Not for nothing did the Buddha bestow his followers with a licence in the Kalaama Suthra to question all dogma and warn them not to accept blindly statements professing to be self-evident truths merely because some great man or even the Buddha had declared it to be true but to accept it only if one is convinced of it, after first questioning its validity for oneself?

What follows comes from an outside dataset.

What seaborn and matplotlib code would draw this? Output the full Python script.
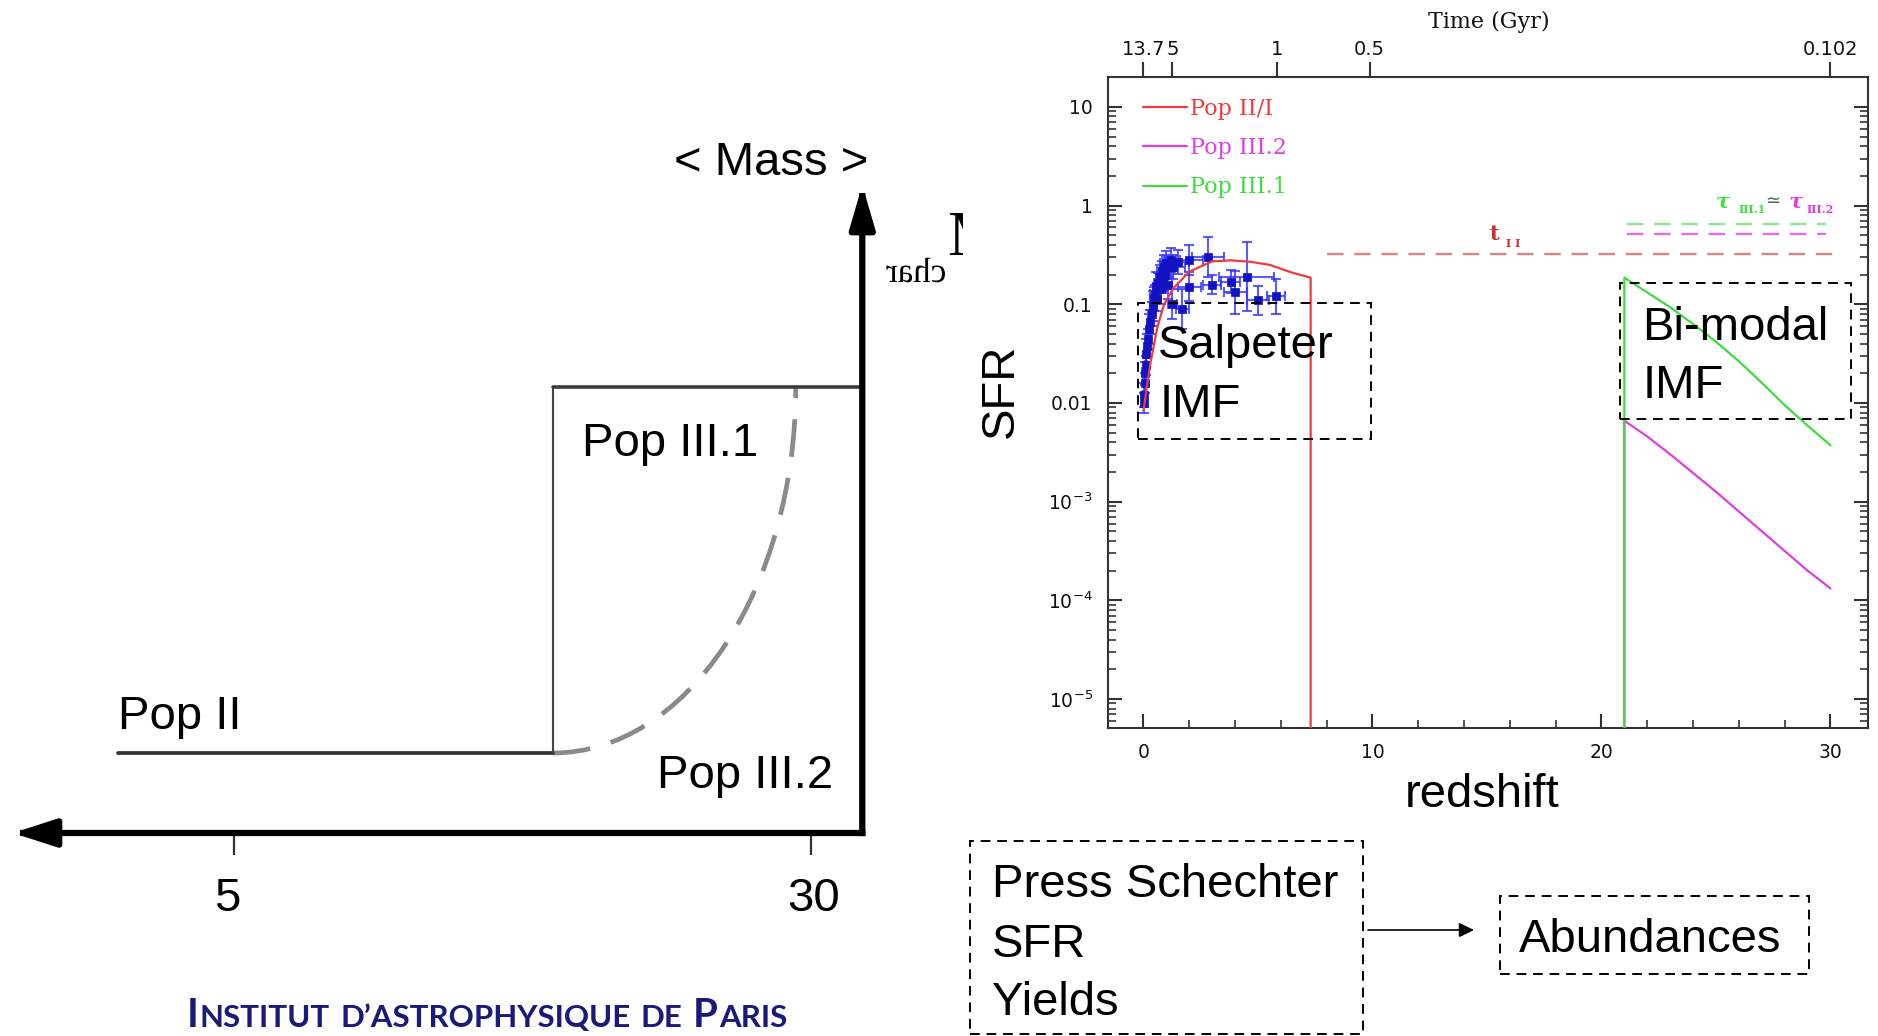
import numpy as np
import matplotlib
matplotlib.use("Agg")
import matplotlib.pyplot as plt
import seaborn as sns
from matplotlib.patches import Rectangle, Arc, FancyArrowPatch, PathPatch
from matplotlib.lines import Line2D
from matplotlib.textpath import TextPath
from matplotlib.font_manager import FontProperties
from matplotlib.transforms import Affine2D
from matplotlib.ticker import FixedLocator, LogLocator, NullFormatter, MultipleLocator, NullLocator

# ---------------- data: cosmic star formation rate ----------------
# Pop II/I model (redshift, SFR); the final point marks the cut-off
pop2_z = [0.0, 0.15, 0.3, 0.6, 0.9, 1.3, 2.0, 3.0, 3.8, 4.7, 5.5, 6.5, 7.3, 7.3]
pop2_sfr = [0.0083, 0.0148, 0.0251, 0.0575, 0.100, 0.145, 0.214, 0.272, 0.279,
            0.269, 0.251, 0.209, 0.186, 1e-7]

# Pop III.1 and Pop III.2 models (switched on at z ~ 21)
pop31_z = [21.0, 21.0, 22.0, 23.0, 24.0, 25.0, 26.0, 27.0, 28.0, 29.0, 30.0]
pop31_sfr = [1e-7, 0.186, 0.132, 0.0933, 0.0631, 0.0417, 0.0265, 0.0160, 0.00950,
             0.00590, 0.00372]
pop32_z = [21.0, 21.0, 22.0, 23.0, 24.0, 25.0, 26.0, 27.0, 28.0, 29.0, 30.0]
pop32_sfr = [1e-7, 0.00661, 0.00457, 0.00302, 0.00195, 0.00126, 0.000794, 0.000501,
             0.000316, 0.000200, 0.000132]

# characteristic timescales drawn as dashed levels
t2_z = [8.0, 30.1]
t2_level = 0.32
tau31_z = [21.1, 29.8]
tau31_level = 0.65
tau32_z = [21.1, 29.8]
tau32_level = 0.51

# observed SFR compilation: redshift, log10 SFR, half-widths
obs_z = [0.01, 0.03, 0.05, 0.07, 0.10, 0.12, 0.15, 0.20, 0.25, 0.30, 0.35, 0.40,
         0.45, 0.50, 0.55, 0.60, 0.65, 0.70, 0.75, 0.80, 0.85, 0.90, 0.95, 1.00,
         1.05, 1.10, 1.20, 1.25, 1.30, 1.50, 1.70, 2.00, 2.00, 2.80, 3.00, 3.80,
         4.00, 4.50, 5.00, 5.80]
obs_logsfr = [-2.00, -1.92, -1.80, -1.70, -1.62, -1.50, -1.42, -1.35, -1.25, -1.18,
              -1.10, -1.02, -0.95, -0.90, -0.82, -0.95, -0.78, -0.72, -0.85, -0.66,
              -0.75, -0.62, -0.70, -0.58, -0.80, -0.62, -0.55, -1.00, -0.62, -0.57,
              -1.05, -0.55, -0.82, -0.52, -0.80, -0.77, -0.88, -0.72, -0.96, -0.92]
obs_zerr = [0.02, 0.03, 0.05, 0.05, 0.05, 0.08, 0.10, 0.10, 0.10, 0.10, 0.15, 0.10,
            0.15, 0.20, 0.15, 0.10, 0.20, 0.15, 0.25, 0.20, 0.15, 0.20, 0.25, 0.30,
            0.20, 0.30, 0.40, 0.20, 0.50, 0.50, 0.30, 0.60, 0.50, 0.70, 0.40, 0.40,
            0.50, 1.20, 0.50, 0.40]
obs_logerr = [0.10, 0.12, 0.10, 0.12, 0.10, 0.15, 0.12, 0.10, 0.15, 0.12, 0.12, 0.15,
              0.12, 0.10, 0.15, 0.12, 0.10, 0.12, 0.15, 0.10, 0.12, 0.12, 0.10, 0.12,
              0.15, 0.10, 0.12, 0.15, 0.12, 0.12, 0.20, 0.15, 0.15, 0.20, 0.10, 0.12,
              0.22, 0.35, 0.15, 0.18]

# axis ticks
sfr_ticks = [1e-5, 1e-4, 1e-3, 1e-2, 1e-1, 1, 10]
sfr_tick_labels = [r"10$^{-5}$", r"10$^{-4}$", r"10$^{-3}$", "0.01", "0.1", "1", "10"]
z_ticks = [0, 10, 20, 30]
time_tick_z = [0.0, 1.26, 5.83, 9.88, 30.0]
time_tick_labels = ["13.7", "5", "1", "0.5", "0.102"]

# ---------------- data: schematic characteristic mass vs redshift ----------------
diag_z_ticks = [5, 30]
popII_z = [0.0, 18.8]
popIII_z = [18.8, 32.2]
mchar_popII = 1.0
mchar_popIII1 = 5.575
axis_z_left = -4.57
axis_z_right = 32.2
axis_mass_top = 8.1

# ---------------- figure ----------------
W, H, DPI = 1878, 1036, 100


def fx(px):
    return px / W


def fy(py):
    return 1 - py / H


sns.set_style("white")
plt.rcParams["font.family"] = ["DejaVu Sans"]
plt.rcParams["mathtext.fontset"] = "dejavusans"
plt.rcParams["text.color"] = "black"

fig = plt.figure(figsize=(W / DPI, H / DPI), dpi=DPI)
fig.patch.set_facecolor("white")

RED = "#ee3b3b"
MAG = "#e03ee0"
GRN = "#3edc3e"
SANS = "Liberation Sans"
SERIF = "DejaVu Serif"
BIG = 34

# ================= SFR panel =================
ax = fig.add_axes([fx(1108), fy(728), fx(1868) - fx(1108), fy(77) - fy(728)])
ax.set_facecolor("white")
ax.set_yscale("log")
ax.set_xlim(-1.55, 31.64)
ax.set_ylim(5.08e-6, 20.1)

obs_sfr = 10.0 ** np.array(obs_logsfr)
err_lo = obs_sfr - 10.0 ** (np.array(obs_logsfr) - np.array(obs_logerr))
err_hi = 10.0 ** (np.array(obs_logsfr) + np.array(obs_logerr)) - obs_sfr
ax.errorbar(obs_z, obs_sfr, xerr=obs_zerr, yerr=[err_lo, err_hi], fmt="none",
            ecolor="#3535ff", alpha=0.8, elinewidth=1.5, capsize=3.5,
            capthick=1.5, zorder=3)
sns.scatterplot(x=obs_z, y=obs_sfr, marker="s", s=26, color="#1212c0",
                edgecolor="#1212c0", linewidth=0.5, ax=ax, zorder=4)

sns.lineplot(x=pop32_z, y=pop32_sfr, estimator=None, sort=False, color=MAG,
             lw=1.6, ax=ax, zorder=5)
sns.lineplot(x=pop31_z, y=pop31_sfr, estimator=None, sort=False, color=GRN,
             lw=1.6, ax=ax, zorder=6)
sns.lineplot(x=pop2_z, y=pop2_sfr, estimator=None, sort=False, color=RED,
             lw=1.6, ax=ax, zorder=6)

dash = (0, (7, 4.5))
sns.lineplot(x=t2_z, y=[t2_level] * 2, estimator=None, color="#d98585",
             lw=1.7, linestyle=dash, ax=ax)
sns.lineplot(x=tau31_z, y=[tau31_level] * 2, estimator=None, color="#90e490",
             lw=1.7, linestyle=dash, ax=ax)
sns.lineplot(x=tau32_z, y=[tau32_level] * 2, estimator=None, color="#e070e0",
             lw=1.7, linestyle=dash, ax=ax)

ax.yaxis.set_major_locator(FixedLocator(sfr_ticks))
ax.set_yticklabels(sfr_tick_labels)
ax.yaxis.set_minor_locator(LogLocator(base=10, subs=np.arange(2, 10), numticks=30))
ax.yaxis.set_minor_formatter(NullFormatter())
ax.xaxis.set_major_locator(FixedLocator(z_ticks))
ax.set_xticklabels([str(v) for v in z_ticks])
ax.xaxis.set_minor_locator(MultipleLocator(2))
ax.tick_params(which="major", direction="in", length=10, width=1.5, color="#333333",
               left=True, right=True, bottom=True, top=False, labelsize=13.5,
               labelcolor="#111111", pad=11)
ax.tick_params(which="minor", direction="in", length=5.5, width=1.2, color="#333333",
               left=True, right=True, bottom=True, top=False)
for sp in ax.spines.values():
    sp.set_color("#333333")
    sp.set_linewidth(1.5)
ax.set_xlabel("")
ax.set_ylabel("")

ax_t = ax.twiny()
ax_t.set_xlim(ax.get_xlim())
ax_t.xaxis.set_major_locator(FixedLocator(time_tick_z))
ax_t.set_xticklabels(time_tick_labels)
ax_t.xaxis.set_minor_locator(NullLocator())
ax_t.tick_params(axis="x", which="major", direction="out", length=11, width=1.5,
                 color="#333333", labelsize=14, labelcolor="#111111", pad=2)
for sp in ax_t.spines.values():
    sp.set_visible(False)

handles = [Line2D([], [], color=RED, lw=1.6), Line2D([], [], color=MAG, lw=1.6),
           Line2D([], [], color=GRN, lw=1.6)]
ax.legend(handles, ["Pop II/I", "Pop III.2", "Pop III.1"], loc="upper left",
          bbox_to_anchor=(0.046, 0.968), frameon=False, borderpad=0,
          borderaxespad=0, handlelength=2.0, handletextpad=0.1,
          labelspacing=0.78, labelcolor="linecolor",
          prop=FontProperties(family=SERIF, size=16))

fig.text(fx(1489), fy(22), "Time (Gyr)", family=SERIF, fontsize=16,
         ha="center", va="center", color="#111111")
fig.text(fx(1001), fy(391), "SFR", family=SANS, fontsize=BIG, rotation=90,
         ha="center", va="center")
fig.text(fx(1482), fy(807), "redshift", family=SANS, fontsize=BIG,
         ha="center", va="baseline")

# timescale labels
fig.text(fx(1489), fy(240), "t", family=SERIF, fontsize=15, color="#c43232",
         fontweight="bold", va="baseline")
fig.text(fx(1506), fy(247), "I I", family=SERIF, fontsize=8, color="#c43232",
         fontweight="bold", va="baseline")
fig.text(fx(1716), fy(207), "τ", family=SERIF, fontsize=15, color=GRN,
         fontweight="bold", fontstyle="italic", va="baseline")
fig.text(fx(1739), fy(213), "III.1", family=SERIF, fontsize=8, color=GRN,
         fontweight="bold", va="baseline")
fig.text(fx(1765), fy(206), "≃", family="DejaVu Sans", fontsize=13,
         color="#556655", va="baseline")
fig.text(fx(1789), fy(207), "τ", family=SERIF, fontsize=15, color=MAG,
         fontweight="bold", fontstyle="italic", va="baseline")
fig.text(fx(1807), fy(213), "III.2", family=SERIF, fontsize=8, color=MAG,
         fontweight="bold", va="baseline")


def dashed_box(x0, y0, x1, y1):
    fig.add_artist(Rectangle((fx(x0), fy(y1)), fx(x1) - fx(x0), fy(y0) - fy(y1),
                             transform=fig.transFigure, fill=False, ec="black",
                             lw=1.4, ls=(0, (5, 3.5)), zorder=10))


def big_text(x, y, s, **kw):
    fig.text(fx(x), fy(y), s, family=SANS, fontsize=BIG, color="black",
             va="baseline", zorder=11, **kw)


dashed_box(1138, 303, 1371, 439)
big_text(1158, 358, "Salpeter")
big_text(1160, 417, "IMF")
dashed_box(1620, 283, 1851, 419)
big_text(1642, 340, "Bi-modal")
big_text(1643, 398, "IMF")

# flow chart below the SFR panel
dashed_box(970, 841, 1363, 1034)
for txt, base in [("Press Schechter", 897), ("SFR", 957), ("Yields", 1015)]:
    big_text(992, base, txt)
dashed_box(1500, 896, 1809, 974)
big_text(1519, 952, "Abundances")
fig.add_artist(FancyArrowPatch((fx(1368), fy(930)), (fx(1474), fy(930)),
                               transform=fig.transFigure,
                               arrowstyle="-|>,head_length=0.45,head_width=0.22",
                               mutation_scale=20, lw=1.2, color="black",
                               shrinkA=0, shrinkB=0))

# ================= schematic panel =================
ax_d = fig.add_axes([0, 0, fx(966), 1])
ax_d.set_xlim(-5.13, 36.69)
ax_d.set_ylim(-2.5375, 10.4125)
ax_d.axis("off")

sns.lineplot(x=popII_z, y=[mchar_popII] * 2, estimator=None, color="#333333",
             lw=2.7, ax=ax_d)
sns.lineplot(x=[popIII_z[0]] * 2, y=[mchar_popII, mchar_popIII1], estimator=None,
             color="#444444", lw=1.5, ax=ax_d)
sns.lineplot(x=popIII_z, y=[mchar_popIII1] * 2, estimator=None, color="#3c3c3c",
             lw=2.6, ax=ax_d)
ax_d.add_patch(Arc((popIII_z[0], mchar_popIII1), 2 * 10.52,
                   2 * (mchar_popIII1 - mchar_popII), theta1=270, theta2=360,
                   color="#8a8a8a", lw=3.4, ls=(0, (8, 4.5))))
ax_d.vlines(diag_z_ticks, -0.275, 0, color="#333333", lw=1.6)

ax_d.annotate("", xy=(axis_z_right, axis_mass_top), xytext=(axis_z_right, 0),
              arrowprops=dict(arrowstyle="-|>,head_length=1.3,head_width=0.38",
                              mutation_scale=20, lw=4.5, color="black",
                              shrinkA=0, shrinkB=0, capstyle="projecting"))
ax_d.annotate("", xy=(axis_z_left, 0), xytext=(axis_z_right, 0),
              arrowprops=dict(arrowstyle="-|>,head_length=1.3,head_width=0.42",
                              mutation_scale=20, lw=4.5, color="black",
                              shrinkA=0, shrinkB=0, capstyle="projecting"))

big_text(771, 175, "< Mass >", ha="center")
big_text(582, 456, "Pop III.1")
big_text(118, 729, "Pop II")
big_text(657, 788, "Pop III.2")
for zt, xp in zip(diag_z_ticks, [227, 814]):
    big_text(xp, 911, str(zt), ha="center")

# M_char label (clipped big M and mirrored subscript)
m_txt = fig.text(fx(947), fy(255), "M", family="Liberation Serif", fontsize=46,
                 va="baseline", color="black")
clip = Rectangle((0, 0), fx(963), 1, transform=fig.transFigure)
m_txt.set_clip_path(clip)
tp = TextPath((0, 0), "char", size=35, prop=FontProperties(family="Liberation Serif"))
ext = tp.get_extents()
mirror = Affine2D().scale(-1, 1).translate(945 + ext.x0, H - 282).scale(1 / DPI)
fig.add_artist(PathPatch(tp, transform=mirror + fig.dpi_scale_trans, color="black", lw=0))

# institute name in small capitals
NAVY = "#1a1a7a"
renderer = fig.canvas.get_renderer()
pieces = [("I", 29, 0), ("NSTITUT", 22.5, 9), ("D’ASTROPHYSIQUE", 22.5, 9),
          ("DE", 22.5, 9), ("P", 29, 1), ("ARIS", 22.5, 0)]
x_cur = 187
for s, size, gap in pieces:
    t = fig.text(fx(x_cur), fy(1027), s, family="Lato", fontsize=size, color=NAVY,
                 fontweight="bold", va="baseline", ha="left")
    x_cur += t.get_window_extent(renderer).width + gap + 1

fig.savefig("out.png", dpi=DPI, facecolor="white")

The second objection is the fear among the nation’s home-baked intelligentsia that the extension of powers along with widening the scope of this once defense academy, granted universality status in 1988, to offer courses, presently limited to officer cadets, officers and public officers, to any ‘other persons’ as well, will open the floodgates to fee paying universities which will threaten the survival of free university education and eventually lead to its demise. Many hold the country’s free education structure as the only climbing pole available to its seed and blossom to ascend to a better clime from the mire of poverty.

The Federation of University Teachers Association (FUTA) recently raised grave concerns about the bill, saying universities, and the higher education sector generally, will be ‘militarised’. In a media statement, FUTA said the bill threatens to fundamentally change the state-run higher education landscape by creating a ‘parallel space’ for fee-paying higher education, driven by a highly instrumentalist and military-style decision-making framework.

Two weeks ago, it said: “We are currently living through the deep and negative consequences of arbitrary decision making and the unnecessary encroachment of the military into areas of civilian governance. The Government’s hasty, non-consultative and ignorant attempts at university and higher education reform at this point, will simply lead to the creation of an education system and culture which will lack quality, rigour and will erode the fundamental values on which our education system is built.”

With the protests spreading throughout the teacher fraternity, the Government called for talks last week. But following failed talks held with Prime Minister Mahinda Rajapaksa at Temple Trees on Monday, FUTA said that they will continue to implement their trade union action and boycott online teaching. FUTA Chairman Prof. Shama Banneheka said the decision was taken in protest of the proposed Kotelawala National Defence University Bill which will privatise free education.

As protests grow on many fronts unabated, the Government should do well to review its plans to set up a parallel stream of fee-paying universities under the tenacious hold of the Armed Forces and halt the slippery slide to the militarisation of this country which, along with India, can boast to be one of the few countries in the South Asian region, still free of the ever lengthening sinister shadow of a military jackboot cast upon the land, endlessly eclipsing — as Pakistan and Myanmar have found to their belated horror — its democratic way of life.